Exercise instructions ->
Take the line containing "What React, TypeScript" as the first line and the line containing "const yTicks = [0, 2, 4, 6, 8, 10];" as the last, and output that span verbatim without any images.

Extracted records ->

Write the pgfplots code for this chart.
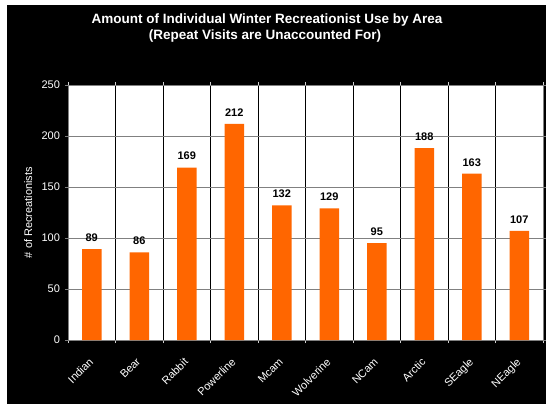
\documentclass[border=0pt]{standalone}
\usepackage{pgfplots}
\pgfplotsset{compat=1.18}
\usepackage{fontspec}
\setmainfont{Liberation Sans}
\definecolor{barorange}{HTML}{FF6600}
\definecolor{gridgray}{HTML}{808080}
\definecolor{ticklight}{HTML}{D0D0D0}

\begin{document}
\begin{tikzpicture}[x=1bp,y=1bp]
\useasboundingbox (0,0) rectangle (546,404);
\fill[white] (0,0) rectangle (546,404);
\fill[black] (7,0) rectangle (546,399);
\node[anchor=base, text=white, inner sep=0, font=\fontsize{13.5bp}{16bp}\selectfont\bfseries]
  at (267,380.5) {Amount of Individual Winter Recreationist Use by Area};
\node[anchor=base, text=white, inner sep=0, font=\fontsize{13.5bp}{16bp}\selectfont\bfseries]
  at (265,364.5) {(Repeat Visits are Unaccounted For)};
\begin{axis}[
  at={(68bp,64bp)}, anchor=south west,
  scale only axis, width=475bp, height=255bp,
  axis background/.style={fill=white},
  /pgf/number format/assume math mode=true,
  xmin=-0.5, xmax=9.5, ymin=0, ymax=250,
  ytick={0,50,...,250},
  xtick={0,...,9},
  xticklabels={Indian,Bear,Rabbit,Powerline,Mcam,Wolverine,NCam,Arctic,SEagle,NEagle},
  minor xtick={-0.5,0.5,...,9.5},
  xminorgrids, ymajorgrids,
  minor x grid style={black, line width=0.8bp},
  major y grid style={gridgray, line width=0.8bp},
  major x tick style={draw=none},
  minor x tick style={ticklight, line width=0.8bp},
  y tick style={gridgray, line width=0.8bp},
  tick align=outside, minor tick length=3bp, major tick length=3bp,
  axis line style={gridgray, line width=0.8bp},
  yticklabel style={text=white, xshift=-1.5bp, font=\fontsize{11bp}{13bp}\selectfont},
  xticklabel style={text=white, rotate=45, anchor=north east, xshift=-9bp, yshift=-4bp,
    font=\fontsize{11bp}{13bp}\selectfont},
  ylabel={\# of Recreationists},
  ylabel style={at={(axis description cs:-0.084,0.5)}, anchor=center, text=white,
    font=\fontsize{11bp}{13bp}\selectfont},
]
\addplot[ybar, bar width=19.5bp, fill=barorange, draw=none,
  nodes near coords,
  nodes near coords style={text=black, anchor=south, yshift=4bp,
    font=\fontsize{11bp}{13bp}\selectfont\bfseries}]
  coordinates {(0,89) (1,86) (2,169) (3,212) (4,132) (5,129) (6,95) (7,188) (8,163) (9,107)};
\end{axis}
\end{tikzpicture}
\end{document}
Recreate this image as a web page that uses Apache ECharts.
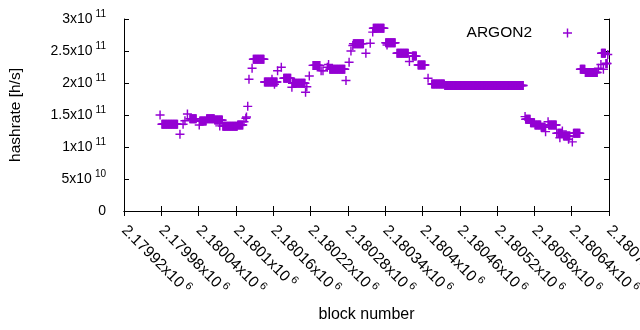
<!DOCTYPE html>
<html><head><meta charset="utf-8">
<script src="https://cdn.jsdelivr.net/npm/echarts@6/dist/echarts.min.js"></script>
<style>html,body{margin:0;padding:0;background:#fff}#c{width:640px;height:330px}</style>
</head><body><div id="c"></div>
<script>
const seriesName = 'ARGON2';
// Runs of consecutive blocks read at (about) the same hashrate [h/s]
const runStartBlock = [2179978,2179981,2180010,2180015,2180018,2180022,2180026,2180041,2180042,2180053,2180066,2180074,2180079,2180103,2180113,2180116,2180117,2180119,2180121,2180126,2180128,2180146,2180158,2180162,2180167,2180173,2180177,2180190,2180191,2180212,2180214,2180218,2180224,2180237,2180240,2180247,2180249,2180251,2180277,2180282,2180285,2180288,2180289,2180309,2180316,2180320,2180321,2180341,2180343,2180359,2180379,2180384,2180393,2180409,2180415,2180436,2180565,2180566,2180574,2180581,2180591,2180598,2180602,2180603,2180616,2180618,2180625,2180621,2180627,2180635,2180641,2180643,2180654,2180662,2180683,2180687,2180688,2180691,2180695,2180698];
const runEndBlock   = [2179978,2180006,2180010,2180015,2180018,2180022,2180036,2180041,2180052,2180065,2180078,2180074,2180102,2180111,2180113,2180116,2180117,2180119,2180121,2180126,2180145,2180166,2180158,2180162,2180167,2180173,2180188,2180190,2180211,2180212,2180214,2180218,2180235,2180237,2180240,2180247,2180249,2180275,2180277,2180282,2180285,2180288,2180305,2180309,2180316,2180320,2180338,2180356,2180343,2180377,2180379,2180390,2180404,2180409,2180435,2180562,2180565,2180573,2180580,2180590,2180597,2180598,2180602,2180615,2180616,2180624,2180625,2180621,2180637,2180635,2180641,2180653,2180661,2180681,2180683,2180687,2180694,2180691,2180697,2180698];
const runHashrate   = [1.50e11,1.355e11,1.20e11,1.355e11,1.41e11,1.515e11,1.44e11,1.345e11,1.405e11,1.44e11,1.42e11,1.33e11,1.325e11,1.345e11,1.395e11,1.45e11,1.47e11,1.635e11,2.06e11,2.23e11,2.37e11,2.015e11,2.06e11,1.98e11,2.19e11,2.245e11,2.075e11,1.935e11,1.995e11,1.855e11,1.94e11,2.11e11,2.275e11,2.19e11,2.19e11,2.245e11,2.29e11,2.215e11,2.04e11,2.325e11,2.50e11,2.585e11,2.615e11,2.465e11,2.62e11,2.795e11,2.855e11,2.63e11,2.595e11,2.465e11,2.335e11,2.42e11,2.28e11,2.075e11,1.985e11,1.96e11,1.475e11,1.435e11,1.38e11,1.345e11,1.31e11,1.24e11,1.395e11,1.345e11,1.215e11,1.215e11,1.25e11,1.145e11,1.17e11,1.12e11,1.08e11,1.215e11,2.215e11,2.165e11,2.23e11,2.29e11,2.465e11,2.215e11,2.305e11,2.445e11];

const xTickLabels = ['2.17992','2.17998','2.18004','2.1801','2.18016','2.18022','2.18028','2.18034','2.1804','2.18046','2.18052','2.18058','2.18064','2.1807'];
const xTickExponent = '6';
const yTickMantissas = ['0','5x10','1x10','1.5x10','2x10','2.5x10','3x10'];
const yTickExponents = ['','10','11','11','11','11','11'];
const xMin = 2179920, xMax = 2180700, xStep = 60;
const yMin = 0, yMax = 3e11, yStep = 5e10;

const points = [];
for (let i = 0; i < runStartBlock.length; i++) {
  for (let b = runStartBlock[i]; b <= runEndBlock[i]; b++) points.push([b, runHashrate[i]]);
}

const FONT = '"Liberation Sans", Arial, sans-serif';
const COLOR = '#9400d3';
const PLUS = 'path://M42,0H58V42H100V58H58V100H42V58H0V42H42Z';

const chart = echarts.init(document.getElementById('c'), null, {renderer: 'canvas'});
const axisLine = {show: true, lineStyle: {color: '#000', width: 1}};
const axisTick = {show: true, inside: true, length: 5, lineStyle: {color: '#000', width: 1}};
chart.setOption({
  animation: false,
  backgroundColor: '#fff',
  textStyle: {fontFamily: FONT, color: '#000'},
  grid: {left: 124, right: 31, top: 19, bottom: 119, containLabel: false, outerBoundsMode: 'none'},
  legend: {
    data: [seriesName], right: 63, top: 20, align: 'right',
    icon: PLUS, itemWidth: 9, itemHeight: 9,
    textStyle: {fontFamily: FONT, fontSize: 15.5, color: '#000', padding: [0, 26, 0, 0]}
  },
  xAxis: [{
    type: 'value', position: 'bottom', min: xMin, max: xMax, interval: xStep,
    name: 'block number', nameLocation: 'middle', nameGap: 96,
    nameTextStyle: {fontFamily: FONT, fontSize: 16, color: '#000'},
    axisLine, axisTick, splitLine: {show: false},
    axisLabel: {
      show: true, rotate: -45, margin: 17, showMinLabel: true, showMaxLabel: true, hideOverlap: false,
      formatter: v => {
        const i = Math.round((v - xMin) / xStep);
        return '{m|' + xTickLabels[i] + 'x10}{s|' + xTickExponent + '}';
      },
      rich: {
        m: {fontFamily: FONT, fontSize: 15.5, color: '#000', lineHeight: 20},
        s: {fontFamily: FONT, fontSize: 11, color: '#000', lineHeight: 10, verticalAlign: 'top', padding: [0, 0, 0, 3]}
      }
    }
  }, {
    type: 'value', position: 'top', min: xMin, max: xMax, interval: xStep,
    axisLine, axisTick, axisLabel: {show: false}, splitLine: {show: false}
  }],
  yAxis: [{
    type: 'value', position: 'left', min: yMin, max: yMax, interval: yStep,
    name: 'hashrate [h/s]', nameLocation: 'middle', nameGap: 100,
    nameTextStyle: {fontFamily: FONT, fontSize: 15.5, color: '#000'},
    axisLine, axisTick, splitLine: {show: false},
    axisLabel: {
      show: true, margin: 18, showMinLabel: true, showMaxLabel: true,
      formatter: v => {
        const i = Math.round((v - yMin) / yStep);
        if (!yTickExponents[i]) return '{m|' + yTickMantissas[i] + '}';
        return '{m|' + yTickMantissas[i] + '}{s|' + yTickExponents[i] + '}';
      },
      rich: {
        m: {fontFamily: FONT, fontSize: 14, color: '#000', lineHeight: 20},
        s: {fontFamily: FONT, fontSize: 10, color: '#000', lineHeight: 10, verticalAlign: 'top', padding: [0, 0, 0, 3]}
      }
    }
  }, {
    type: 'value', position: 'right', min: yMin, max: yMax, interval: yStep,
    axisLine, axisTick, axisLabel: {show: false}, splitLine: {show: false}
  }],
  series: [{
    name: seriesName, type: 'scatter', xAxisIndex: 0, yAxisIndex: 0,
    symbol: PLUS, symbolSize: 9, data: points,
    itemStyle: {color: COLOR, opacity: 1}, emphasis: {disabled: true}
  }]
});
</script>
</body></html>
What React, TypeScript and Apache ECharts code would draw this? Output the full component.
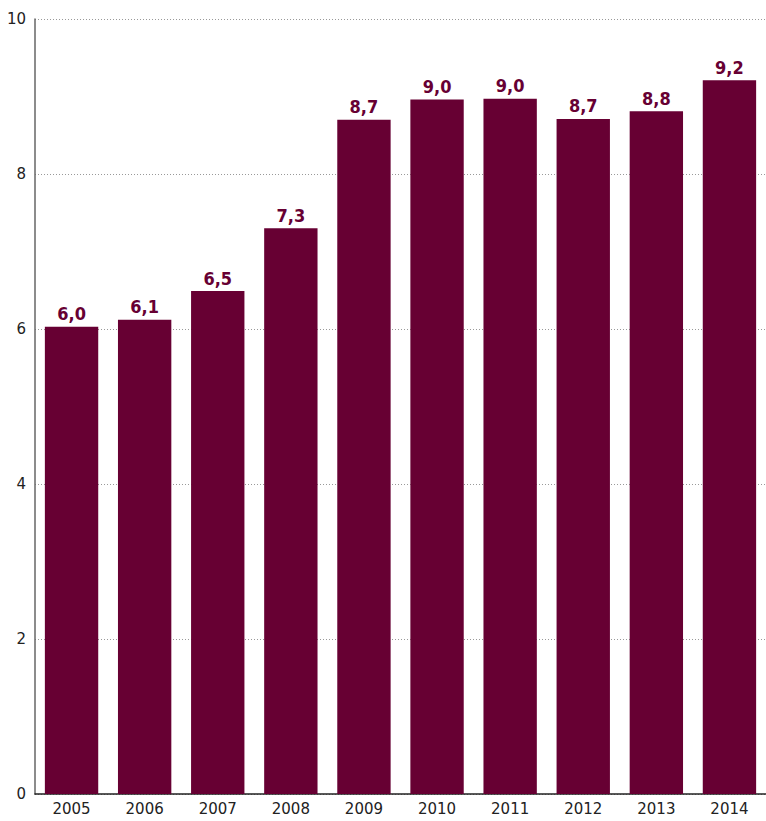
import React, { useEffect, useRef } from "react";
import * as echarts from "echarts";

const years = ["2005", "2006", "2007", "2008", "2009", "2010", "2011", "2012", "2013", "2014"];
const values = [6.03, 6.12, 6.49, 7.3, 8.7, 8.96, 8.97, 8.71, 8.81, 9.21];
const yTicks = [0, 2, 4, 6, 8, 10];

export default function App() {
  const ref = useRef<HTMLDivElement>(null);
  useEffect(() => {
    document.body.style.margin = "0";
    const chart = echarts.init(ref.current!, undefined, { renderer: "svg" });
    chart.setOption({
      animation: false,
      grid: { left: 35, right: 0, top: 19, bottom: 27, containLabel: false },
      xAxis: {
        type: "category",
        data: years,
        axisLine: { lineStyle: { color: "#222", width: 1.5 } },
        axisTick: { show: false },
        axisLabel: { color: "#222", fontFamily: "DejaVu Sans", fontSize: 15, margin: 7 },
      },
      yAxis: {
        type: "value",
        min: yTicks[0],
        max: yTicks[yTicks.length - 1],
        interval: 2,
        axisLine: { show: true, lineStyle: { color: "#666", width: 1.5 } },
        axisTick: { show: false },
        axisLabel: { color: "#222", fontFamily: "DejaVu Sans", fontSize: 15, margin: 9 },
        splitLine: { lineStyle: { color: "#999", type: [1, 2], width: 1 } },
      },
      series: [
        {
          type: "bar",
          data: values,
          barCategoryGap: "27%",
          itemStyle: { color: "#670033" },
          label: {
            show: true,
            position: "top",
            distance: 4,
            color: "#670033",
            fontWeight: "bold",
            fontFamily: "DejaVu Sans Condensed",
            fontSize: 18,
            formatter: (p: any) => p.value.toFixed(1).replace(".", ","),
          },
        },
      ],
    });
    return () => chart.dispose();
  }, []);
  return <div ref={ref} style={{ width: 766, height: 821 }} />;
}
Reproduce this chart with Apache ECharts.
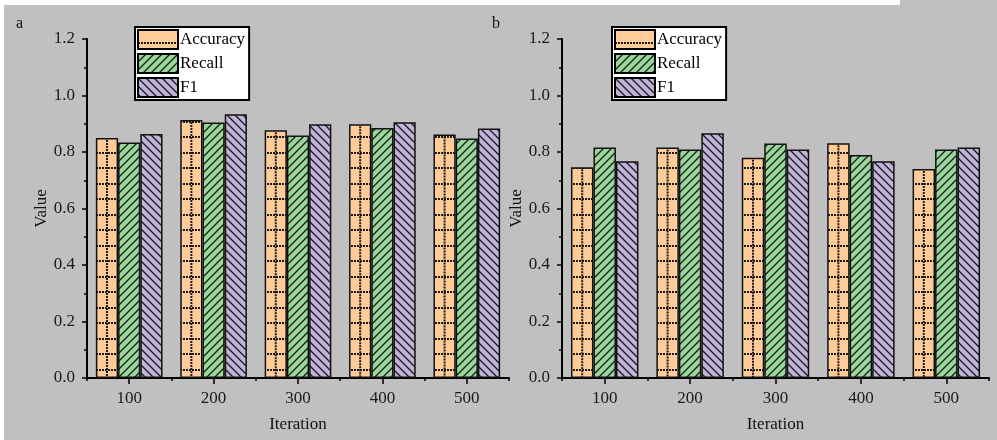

Exercise solution ->
What React, TypeScript and Apache ECharts code would draw this? Output the full component.
import React, { useEffect, useRef } from "react";
import * as echarts from "echarts";

const years = ["2005", "2006", "2007", "2008", "2009", "2010", "2011", "2012", "2013", "2014"];
const values = [6.03, 6.12, 6.49, 7.3, 8.7, 8.96, 8.97, 8.71, 8.81, 9.21];
const yTicks = [0, 2, 4, 6, 8, 10];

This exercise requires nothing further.